Award winning architectural lighting projects designed with her partner in C & C Lighting, Christopher Popowich, include the Hunt Library and the Randy Pausch Memorial Bridge at Carnegie Mellon, the Carnegie Museum of Natural History’s Hall of Dinosaurs and The Chariot of Aurora at the Carnegie Museum of Art. Other projects include the lighting for the Koppers Building and lighting for the Gulf Tower Weather Beacon in Pittsburgh which changes colors with different weather conditions and has special holiday light shows throughout the year.

Professor Limauro’s design work has been displayed in two international exhibits: the 2007 Prague Quadrennial and World Stage Design in Toronto in 2005. In 2015 she was featured in the April issue of Mondo Arc magazine, profiling her professional designs and teaching.

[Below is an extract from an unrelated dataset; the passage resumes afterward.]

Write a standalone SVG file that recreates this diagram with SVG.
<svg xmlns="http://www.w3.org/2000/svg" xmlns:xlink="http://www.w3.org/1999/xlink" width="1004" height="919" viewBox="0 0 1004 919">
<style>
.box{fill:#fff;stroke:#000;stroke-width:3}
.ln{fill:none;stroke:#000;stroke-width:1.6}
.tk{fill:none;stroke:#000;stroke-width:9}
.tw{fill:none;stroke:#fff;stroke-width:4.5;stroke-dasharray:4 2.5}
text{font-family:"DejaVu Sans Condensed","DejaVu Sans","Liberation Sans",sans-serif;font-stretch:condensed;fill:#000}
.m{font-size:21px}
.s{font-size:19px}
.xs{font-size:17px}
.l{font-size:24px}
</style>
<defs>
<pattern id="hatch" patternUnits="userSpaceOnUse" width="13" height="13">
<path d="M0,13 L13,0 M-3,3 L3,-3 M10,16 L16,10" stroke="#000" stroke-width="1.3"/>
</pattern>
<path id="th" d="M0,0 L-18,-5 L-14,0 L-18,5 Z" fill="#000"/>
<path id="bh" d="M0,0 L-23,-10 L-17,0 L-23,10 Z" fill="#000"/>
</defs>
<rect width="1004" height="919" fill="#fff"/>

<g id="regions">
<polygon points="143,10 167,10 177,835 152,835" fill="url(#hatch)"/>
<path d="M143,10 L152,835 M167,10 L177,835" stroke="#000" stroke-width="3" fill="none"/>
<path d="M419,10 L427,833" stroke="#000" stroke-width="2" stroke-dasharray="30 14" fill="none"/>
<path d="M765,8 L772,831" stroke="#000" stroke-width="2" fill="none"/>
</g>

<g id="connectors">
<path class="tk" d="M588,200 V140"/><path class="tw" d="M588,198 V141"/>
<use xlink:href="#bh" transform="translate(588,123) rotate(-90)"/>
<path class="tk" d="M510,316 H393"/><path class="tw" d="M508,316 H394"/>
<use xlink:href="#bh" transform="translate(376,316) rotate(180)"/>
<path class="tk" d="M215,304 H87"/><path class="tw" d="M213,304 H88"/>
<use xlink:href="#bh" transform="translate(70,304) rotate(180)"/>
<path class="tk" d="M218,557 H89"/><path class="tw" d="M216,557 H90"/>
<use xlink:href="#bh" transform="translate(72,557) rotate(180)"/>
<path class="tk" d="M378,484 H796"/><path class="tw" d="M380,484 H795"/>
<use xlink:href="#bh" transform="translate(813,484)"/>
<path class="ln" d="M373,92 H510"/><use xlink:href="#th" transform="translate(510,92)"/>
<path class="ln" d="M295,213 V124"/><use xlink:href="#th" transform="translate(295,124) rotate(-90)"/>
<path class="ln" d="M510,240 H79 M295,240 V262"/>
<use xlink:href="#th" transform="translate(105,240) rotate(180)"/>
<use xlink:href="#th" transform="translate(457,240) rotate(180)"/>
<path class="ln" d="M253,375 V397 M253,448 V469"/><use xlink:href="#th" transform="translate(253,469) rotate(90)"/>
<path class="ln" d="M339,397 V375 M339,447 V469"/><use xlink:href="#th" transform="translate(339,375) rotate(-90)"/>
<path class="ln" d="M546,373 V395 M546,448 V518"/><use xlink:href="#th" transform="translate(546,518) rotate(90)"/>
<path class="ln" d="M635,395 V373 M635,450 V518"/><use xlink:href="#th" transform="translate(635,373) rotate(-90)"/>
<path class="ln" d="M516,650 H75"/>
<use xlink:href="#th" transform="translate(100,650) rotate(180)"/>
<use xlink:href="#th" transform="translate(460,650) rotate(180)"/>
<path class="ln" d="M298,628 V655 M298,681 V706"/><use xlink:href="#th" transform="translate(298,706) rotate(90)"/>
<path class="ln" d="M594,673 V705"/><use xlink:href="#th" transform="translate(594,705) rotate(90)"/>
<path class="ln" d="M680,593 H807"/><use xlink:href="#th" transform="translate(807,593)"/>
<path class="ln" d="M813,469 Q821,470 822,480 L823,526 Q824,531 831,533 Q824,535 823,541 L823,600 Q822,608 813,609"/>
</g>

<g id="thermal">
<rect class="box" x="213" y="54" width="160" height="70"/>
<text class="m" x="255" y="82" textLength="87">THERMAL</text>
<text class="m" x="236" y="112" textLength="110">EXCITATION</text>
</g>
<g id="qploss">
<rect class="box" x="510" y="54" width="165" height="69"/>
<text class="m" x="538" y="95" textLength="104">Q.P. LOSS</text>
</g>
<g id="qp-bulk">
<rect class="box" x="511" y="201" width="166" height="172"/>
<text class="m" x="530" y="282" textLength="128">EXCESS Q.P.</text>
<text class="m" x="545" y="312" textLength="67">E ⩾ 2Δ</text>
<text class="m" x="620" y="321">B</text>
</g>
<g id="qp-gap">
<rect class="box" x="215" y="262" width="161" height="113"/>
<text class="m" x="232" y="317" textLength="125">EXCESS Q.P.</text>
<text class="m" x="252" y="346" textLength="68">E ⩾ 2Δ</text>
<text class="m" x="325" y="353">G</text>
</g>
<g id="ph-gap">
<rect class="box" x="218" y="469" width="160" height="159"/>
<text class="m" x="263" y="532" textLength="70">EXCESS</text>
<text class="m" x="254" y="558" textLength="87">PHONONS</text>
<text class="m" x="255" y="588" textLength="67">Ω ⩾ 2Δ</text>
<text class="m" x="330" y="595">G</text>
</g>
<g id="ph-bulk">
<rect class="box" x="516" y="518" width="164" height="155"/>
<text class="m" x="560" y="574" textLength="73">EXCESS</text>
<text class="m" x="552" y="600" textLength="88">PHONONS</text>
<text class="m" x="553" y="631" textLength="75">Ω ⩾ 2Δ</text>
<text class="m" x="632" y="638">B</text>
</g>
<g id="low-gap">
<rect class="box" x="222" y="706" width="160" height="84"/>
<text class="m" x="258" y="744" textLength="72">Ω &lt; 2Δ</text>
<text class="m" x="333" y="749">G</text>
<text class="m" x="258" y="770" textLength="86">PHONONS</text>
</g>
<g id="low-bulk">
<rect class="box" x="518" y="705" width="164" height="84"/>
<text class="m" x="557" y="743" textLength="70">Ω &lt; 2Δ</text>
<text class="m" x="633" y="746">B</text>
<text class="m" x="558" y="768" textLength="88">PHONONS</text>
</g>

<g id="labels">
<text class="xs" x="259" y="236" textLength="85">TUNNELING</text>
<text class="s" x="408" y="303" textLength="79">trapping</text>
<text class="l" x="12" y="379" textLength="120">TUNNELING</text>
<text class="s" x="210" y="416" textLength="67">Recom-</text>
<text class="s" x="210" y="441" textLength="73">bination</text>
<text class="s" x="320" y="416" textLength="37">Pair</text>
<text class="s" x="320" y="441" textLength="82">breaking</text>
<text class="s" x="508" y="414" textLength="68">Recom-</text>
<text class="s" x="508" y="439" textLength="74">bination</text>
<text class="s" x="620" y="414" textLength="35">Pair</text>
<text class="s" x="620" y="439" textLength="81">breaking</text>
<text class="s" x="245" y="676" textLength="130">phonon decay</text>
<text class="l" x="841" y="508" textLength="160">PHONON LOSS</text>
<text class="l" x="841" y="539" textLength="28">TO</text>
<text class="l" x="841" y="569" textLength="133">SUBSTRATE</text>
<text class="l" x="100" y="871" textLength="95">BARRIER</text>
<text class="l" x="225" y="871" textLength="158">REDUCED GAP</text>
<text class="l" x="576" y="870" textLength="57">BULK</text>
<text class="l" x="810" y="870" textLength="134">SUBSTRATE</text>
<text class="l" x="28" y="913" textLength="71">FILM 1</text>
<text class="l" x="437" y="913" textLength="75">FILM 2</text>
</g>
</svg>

Her lighting design work is published in the 2013 edition of Scene Design and Stage Lighting by R. Craig Wolf and Dick Block, the 2011 edition of Stage Lighting: Fundamentals and Applications by Richard Dunham, June 2010 issue of Lighting and Sound America, March 2006 issue of Stage Directions Magazine in an article titled “5 Remarkable Women in Theatre,” the 2000 edition of Lighting the Stage by Willard Bellman and the January 2001 issue of Lighting Dimensions Magazine.

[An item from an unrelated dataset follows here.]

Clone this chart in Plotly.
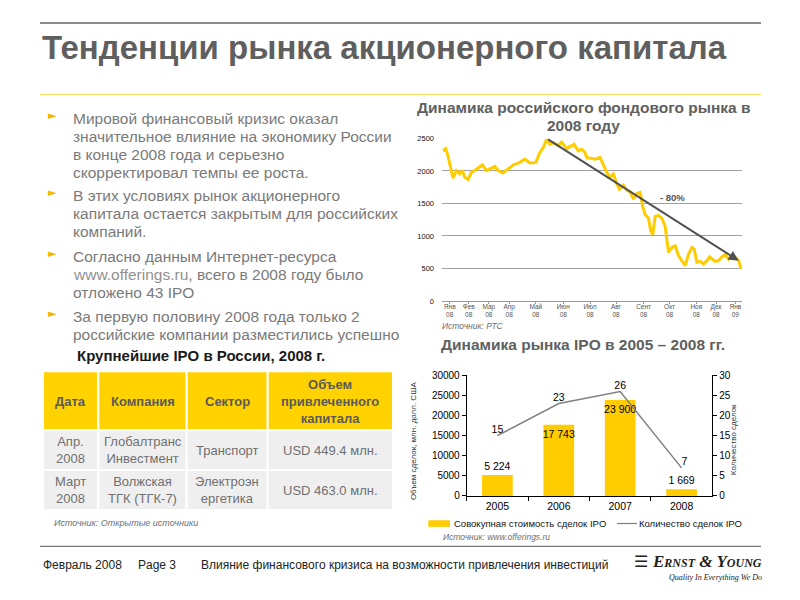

In 2007, Professor Limauro received the Henry van de Velde Award for Architectural Education in Antwerp for her contribution to interdisciplinary design education. In 2011 Professor Limauro was invited to China to speak at an International Symposium on Lighting Design. She served for two years as the Artistic Leader of the Prague Quadrennial Scenofest 2011 and was the US representative on the Education Commission of OISTAT, the premiere international organization of designers, technicians, and architects from 2005-2010, traveling to Helsinki, Vancouver, London, and Moscow.